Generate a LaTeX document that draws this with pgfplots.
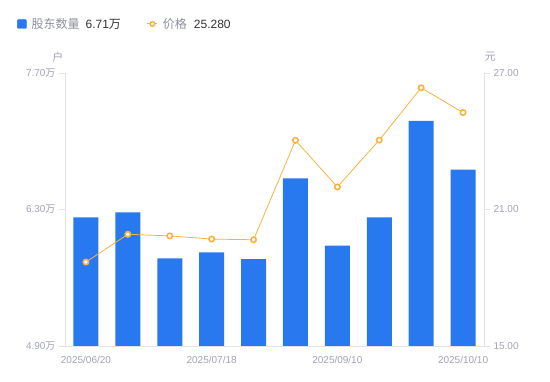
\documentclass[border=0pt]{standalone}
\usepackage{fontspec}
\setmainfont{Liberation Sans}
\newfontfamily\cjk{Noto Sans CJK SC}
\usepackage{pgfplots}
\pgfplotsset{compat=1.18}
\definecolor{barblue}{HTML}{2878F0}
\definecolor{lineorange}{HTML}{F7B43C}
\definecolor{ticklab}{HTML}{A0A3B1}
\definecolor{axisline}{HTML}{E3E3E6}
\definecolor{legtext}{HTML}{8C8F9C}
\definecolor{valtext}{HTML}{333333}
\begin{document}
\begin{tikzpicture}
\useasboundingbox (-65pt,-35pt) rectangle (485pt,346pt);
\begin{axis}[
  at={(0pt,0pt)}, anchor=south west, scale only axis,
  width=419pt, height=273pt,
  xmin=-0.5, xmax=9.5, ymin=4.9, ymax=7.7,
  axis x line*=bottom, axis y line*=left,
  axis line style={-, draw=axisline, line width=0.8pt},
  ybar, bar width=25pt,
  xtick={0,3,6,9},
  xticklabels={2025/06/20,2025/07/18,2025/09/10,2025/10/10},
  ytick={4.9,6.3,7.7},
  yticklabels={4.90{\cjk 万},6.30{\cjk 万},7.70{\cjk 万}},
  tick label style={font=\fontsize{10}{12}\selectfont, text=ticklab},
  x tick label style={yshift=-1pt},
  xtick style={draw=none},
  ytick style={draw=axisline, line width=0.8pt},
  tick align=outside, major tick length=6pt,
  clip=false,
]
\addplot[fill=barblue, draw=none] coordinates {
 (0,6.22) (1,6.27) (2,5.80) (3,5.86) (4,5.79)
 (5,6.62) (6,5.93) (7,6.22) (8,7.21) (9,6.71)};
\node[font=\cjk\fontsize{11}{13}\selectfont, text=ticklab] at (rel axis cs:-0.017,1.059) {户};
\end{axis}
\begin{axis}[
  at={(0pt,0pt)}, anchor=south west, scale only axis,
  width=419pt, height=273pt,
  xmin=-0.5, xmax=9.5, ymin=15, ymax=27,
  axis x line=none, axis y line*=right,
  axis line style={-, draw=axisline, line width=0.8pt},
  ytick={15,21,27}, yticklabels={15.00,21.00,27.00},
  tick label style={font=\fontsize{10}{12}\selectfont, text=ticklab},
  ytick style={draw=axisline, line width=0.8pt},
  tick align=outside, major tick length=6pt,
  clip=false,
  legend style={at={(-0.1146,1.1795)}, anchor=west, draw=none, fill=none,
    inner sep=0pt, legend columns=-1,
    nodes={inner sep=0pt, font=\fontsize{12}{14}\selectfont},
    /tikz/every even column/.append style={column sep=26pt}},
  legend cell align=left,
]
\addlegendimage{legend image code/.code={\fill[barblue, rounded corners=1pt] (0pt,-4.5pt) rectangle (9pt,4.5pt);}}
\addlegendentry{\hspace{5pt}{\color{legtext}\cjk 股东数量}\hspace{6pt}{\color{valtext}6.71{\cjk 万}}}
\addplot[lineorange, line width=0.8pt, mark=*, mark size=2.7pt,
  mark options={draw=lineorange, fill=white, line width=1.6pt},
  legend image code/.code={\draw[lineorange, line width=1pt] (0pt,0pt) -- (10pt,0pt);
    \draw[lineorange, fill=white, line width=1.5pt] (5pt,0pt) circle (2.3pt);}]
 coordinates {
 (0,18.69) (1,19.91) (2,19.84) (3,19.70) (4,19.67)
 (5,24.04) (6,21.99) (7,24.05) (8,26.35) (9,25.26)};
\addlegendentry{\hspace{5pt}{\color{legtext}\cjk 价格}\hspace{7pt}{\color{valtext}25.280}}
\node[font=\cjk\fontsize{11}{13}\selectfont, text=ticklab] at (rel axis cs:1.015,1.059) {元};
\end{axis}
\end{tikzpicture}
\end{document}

----------------------------------------

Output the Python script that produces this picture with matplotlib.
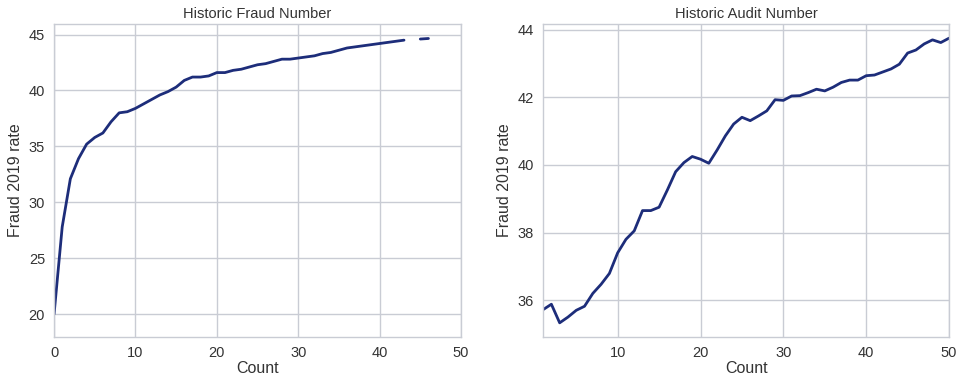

----------------------------------------

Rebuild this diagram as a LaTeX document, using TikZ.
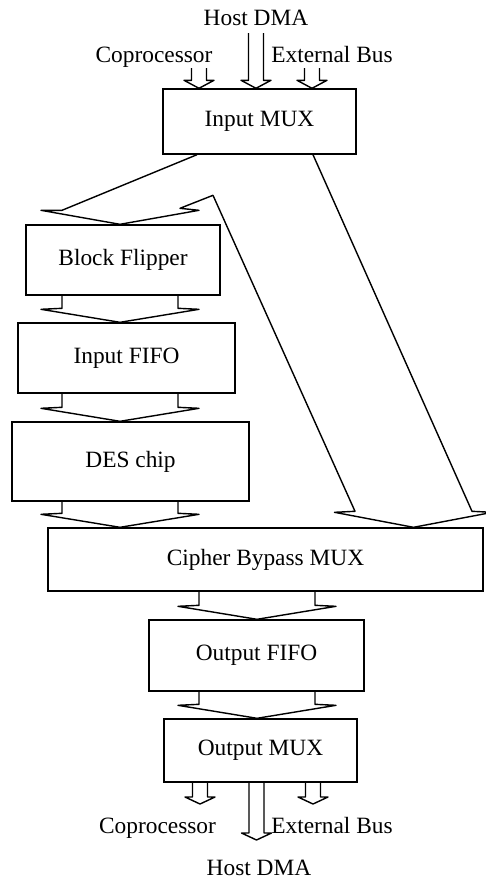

----------------------------------------

> What this task involves:
Of the lines in the data, how many contain the word "that"? Provide the number and nothing further.

> Right answer:
2